For best results, use a large bowl with plenty of space for vigorous whisking, and dribble the olive oil into the yolk mixture very, very slowly. If you add the oil too fast the mixture will not emulsify and instead of mayonnaise, you'll make a soupy bowl of eggs and oil instead. If this does happen—as it did to me while testing this recipe!—simply whisk a fresh egg yolk and a teaspoon of lemon juice in a clean bowl, then repeat the whisking step, drizzling the broken olive oil mixture into the fresh yolk.
Why Whisk by Hand?
While the faster blades of an electric blender or food processor create a more stable emulsion (and a whiter, thicker mayo), hand-whisking produces mayonnaise with a silky-smooth consistency ideal for sauces and salads. Whisking by hand also allows you to continue tasting and whisking as you go, providing more control over the final flavor and texture. And the best part? Aside from some serious arm-power, you won't need any fancy equipment—just a big bowl and a standard wire whisk. If you are using extra virgin olive oil, using an electric blender or food processor may bring out bitter flavors.
Customizing Homemade Mayonnaise
Olive oil mayonnaise photo credit Rebecca Frey
Homemade mayonnaise offers plenty of room for customization. Stir in chopped fresh herbs such as thyme, rosemary, tarragon, or chives; add smashed cloves of roasted garlic; season with additional mustard or lemon juice; or give your mayo a spicy kick with sriracha, chipotle chili powder, smoked paprika, wasabi, or seasoned salt.

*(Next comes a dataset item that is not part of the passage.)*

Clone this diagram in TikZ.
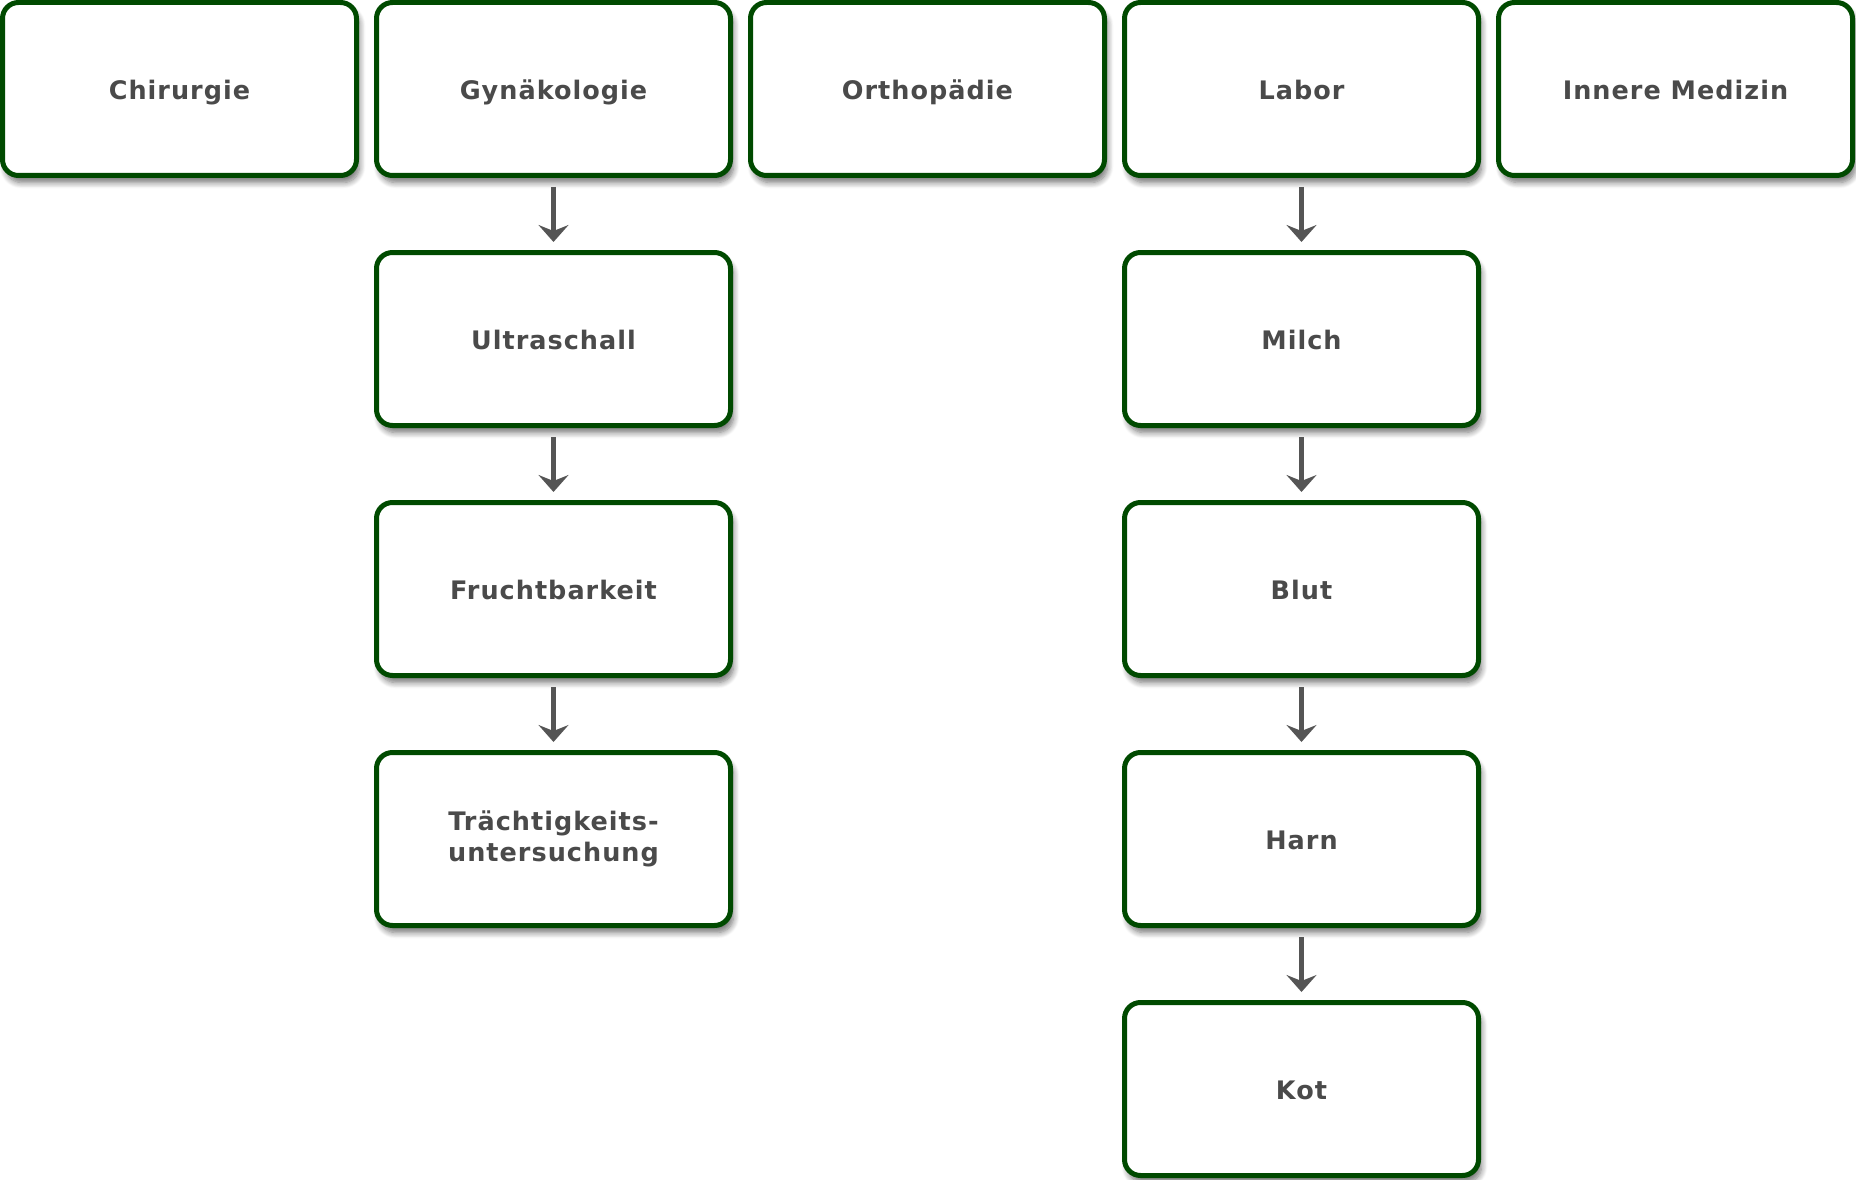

Wait until the mayonnaise turns thick and creamy before adding other ingredients.
Olive Oil Mayonnaise
Olive oil mayonnaise in a bowl photo credit Rebecca Frey
Makes 8 ounces (about 1 cup)
Ingredients
1 large egg yolk
2 teaspoons lemon juice
1 teaspoon Dijon mustard
1/4 teaspoon kosher salt
1 cup light olive oil* (not extra virgin)
Directions
In a large metal mixing bowl, whisk together egg yolk, lemon juice, mustard, and salt.
Whisking continuously, add the olive oil a few drops at a time until the mixture begins to thicken. Slowly drizzle in the remaining olive oil in a very thin stream,
whisking vigorously until pale, thick, and creamy, about 2 to 3 minutes more.
Season with additional salt or lemon juice to taste.
Use as desired. Store leftover mayonnaise in an airtight container in the refrigerator for up to 1 week.
*If you wish to use extra virgin oil, you can use up to 50% extra virgin olive oil and 50% neutral oil such as light olive oil, canola or rice bran oil. We recommend
that you do not use a high-speed blender when using extra-virgin olive oil to reduce the likelihood of bitterness.